Everett: Life for me in the military overseas being single was one of the greatest experiences of my life. Growing up in Fayetteville, NC was nothing like my overseas military tour to Stuttgart, Germany my second home from December 2010 to December 2013.

Nancialpc: So you did not have a hard time adjusting to your new environment by growing up in a large family in a mid-size, country town?

Everett: During the beginning of my tour I handle being alone with no family quit well for the most part. There were many days I felt home sick, wanting nothing more than to see my family and have a homemade meal made by my mother.

Nancialpc: What advice will you give to those in the military, away from home the first time, and find themselves home sick?

Everett: The best advice for being home sick alone in a different city or traveling long periods of time in the military to other countries is to make friends. Making friends away from home is the key when becoming homing sick. No one can make it all alone with no one to talk to.

Nancialpc: Did you find yourself hanging with few friends or a lot of friends?

Everett: While stationed in Germany I made many friends, some I still talk to weekly by iphone apps, facebook or skype.

Nancialpc: Did you make friends with the locals in Germany or spent most your time with the troops in your unit?

Everett: Most of my friends were German, spending three years in a different country you are bound to make friends outside the military.

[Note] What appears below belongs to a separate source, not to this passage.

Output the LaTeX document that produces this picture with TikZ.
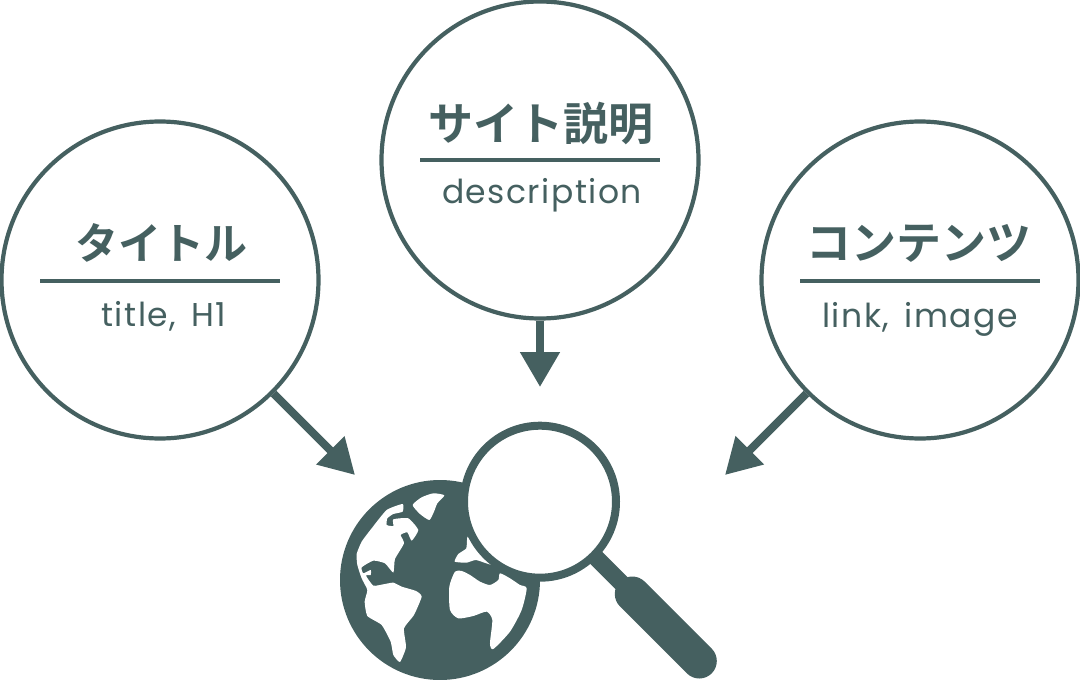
\documentclass[tikz,border=0pt]{standalone}
\usepackage{fontspec}
\usetikzlibrary{arrows.meta}
\newfontfamily\jpfont{Noto Sans CJK JP Bold}[BoldFont={Noto Sans CJK JP Bold}]
\newfontfamily\lat{Poppins}[LetterSpace=4.5,WordSpace=1.5]
\definecolor{ink}{HTML}{456060}
\tikzset{
  bubble/.style={circle,draw=ink,line width=4.2pt,minimum size=317pt,inner sep=0pt,fill=white},
  titletext/.style={text=ink,font=\jpfont\fontsize{45pt}{45pt}\selectfont,inner sep=0pt,anchor=center},
  subtext/.style={text=ink,font=\lat\fontsize{33pt}{33pt}\selectfont,inner sep=0pt,anchor=center},
  rulebar/.style={draw=ink,line width=4pt},
  pointer/.style={draw=ink,line width=8pt,-{Triangle[length=35pt,width=38pt]}},
  land/.style={fill=white,draw=none},
}
\begin{document}
\begin{tikzpicture}[x=1pt,y=-1pt]
\useasboundingbox (0,0) rectangle (1080,680);
% bubbles
\node[bubble] (cl) at (160,280) {};
\node[bubble] (cm) at (540,160) {};
\node[bubble] (cr) at (920,280) {};
% rules
\coordinate (lla) at (40,281); \coordinate (llb) at (280,281);
\coordinate (mla) at (420,160); \coordinate (mlb) at (660,160);
\coordinate (rla) at (800,281); \coordinate (rlb) at (1040,281);
\draw[rulebar] (lla) -- (llb);
\draw[rulebar] (mla) -- (mlb);
\draw[rulebar] (rla) -- (rlb);
% text
\node[titletext,font=\jpfont\fontsize{43pt}{43pt}\selectfont] (t1) at (161,243) {タイトル};
\node[titletext] (t2) at (541,124) {サイト説明};
\node[titletext] (t3) at (919,243) {コンテンツ};
\node[subtext] (s1) at (164,316) {title, H1};
\node[subtext] (s2) at (542,195) {description};
\node[subtext] (s3) at (920,319) {link, image};
% arrows
\coordinate (al) at (355,475);
\coordinate (am) at (540,387);
\coordinate (ar) at (725,475);
\draw[pointer] (cl.-45) -- (al);
\draw[pointer] (cm.south) -- (am);
\draw[pointer] (cr.-135) -- (ar);
% globe
\fill[ink] (440,580) circle (100);
\begin{scope}[shift={(330,410)},x=0.3333pt,y=-0.3333pt]
\fill[land] plot[smooth cycle,tension=0.35] coordinates {(248,285)(275,262)(310,250)(343,256)(322,280)(312,305)(298,330)(270,312)};
\fill[land] plot[smooth cycle,tension=0.3] coordinates {(218,282)(170,300)(125,355)(95,395)(80,432)(82,465)(95,505)(112,540)(104,575)(112,618)(155,645)(182,695)(190,735)(210,756)(228,712)(222,655)(252,615)(275,560)(258,543)(215,530)(190,518)(160,523)(130,527)(108,497)(122,495)(122,480)(100,490)(95,472)(130,452)(165,460)(190,488)(195,447)(222,400)(212,375)(232,367)(245,392)(265,360)(235,325)(190,328)(190,348)(170,345)(172,325)(190,312)(218,305)};
\fill[land] plot[smooth cycle,tension=0.4] coordinates {(375,485)(358,530)(360,600)(385,625)(430,618)(470,605)(487,630)(480,700)(490,717)(540,665)(575,600)(590,535)(570,525)(540,505)(510,490)(505,510)(480,525)(450,515)(420,495)(395,483)};
\fill[land] plot[smooth cycle,tension=0.3] coordinates {(413,380)(409,415)(385,432)(374,455)(410,458)(438,450)(484,464)(445,425)};
\end{scope}
% magnifier
\coordinate (hs) at (540,501.7);
\coordinate (hm) at (632.3,594);
\coordinate (he) at (699.3,661);
\draw[ink,line width=17pt] (hs) -- (hm);
\draw[ink,line width=35pt,line cap=round] (hm) -- (he);
\node[circle,draw=ink,fill=white,line width=8pt,minimum size=152pt,inner sep=0pt] (lens) at (hs) {};
\end{tikzpicture}
\end{document}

Nancialpc: How would you compare your relationships with your German friends to your American friends?

Everett: My relationship with my German friends was somewhat stronger than my American friends. They loved the fact that I was different and wanted to know how life was living in America. I simply wanted to know wanted to know the same about their culture too. People would stare at me (laugh). The best part about having foreign friends is that they can order food for you when you can’t read their language.

Nancialpc: You mention earlier in our conversation that you missed home cooked meals done by your mother. How was the food in Germany and tell us your favorite foods if you had any?

Everett: German food was the best, schnitzel, German wurst, Black forrest cake, German pancakes, brotchen and the list goes on.

Nancialpc: What was another benefit of having German friends?

Everett: Another benefit from having foreign friends, they can show you around their city and country while having an amazing time. I loved going out with my friends, the city was big and the night life was even bigger. There was always something to do, house parties, club, karaoke, fancy restaurants, concerts, car shows, beer fest, spring and summer fest. These events were amazing and I will never forget all the fun we had bonding and living life to the fullest with great people.

Nancialpc: Was life different when you returned back to the United States or Home?

Everett: When I returned everything changed for me. I came home to see that nothing had changed and people were still living life day by day with no adventures, no excitement. I notice the gun violence was very high, people killing each other over nothing.

Nancialpc: What type of feelings did you have after seeing nothing had changed or seeing that the gun violence was high and people killing each other over “nothing” and what did you do to manage those feelings?

Everett: I later seem depressed and tried my best to occupy all of my time to get away from being lonely. My old friends seem to forgotten me and moved on with life. I felt as if I had to start life over.

Nancialpc: Believing your old friends have forgotten you and moving on with their life will cause anyone to feel lonely and have feelings related to depression. How did you help yourself overcome those feelings and beliefs?

Everett: Overall I learned to cope with life

Nancialpc: That’s awesome Clarence, what would you like to say to those who are experiencing the same thing?

Everett: Make the best with what you have and to thank God always.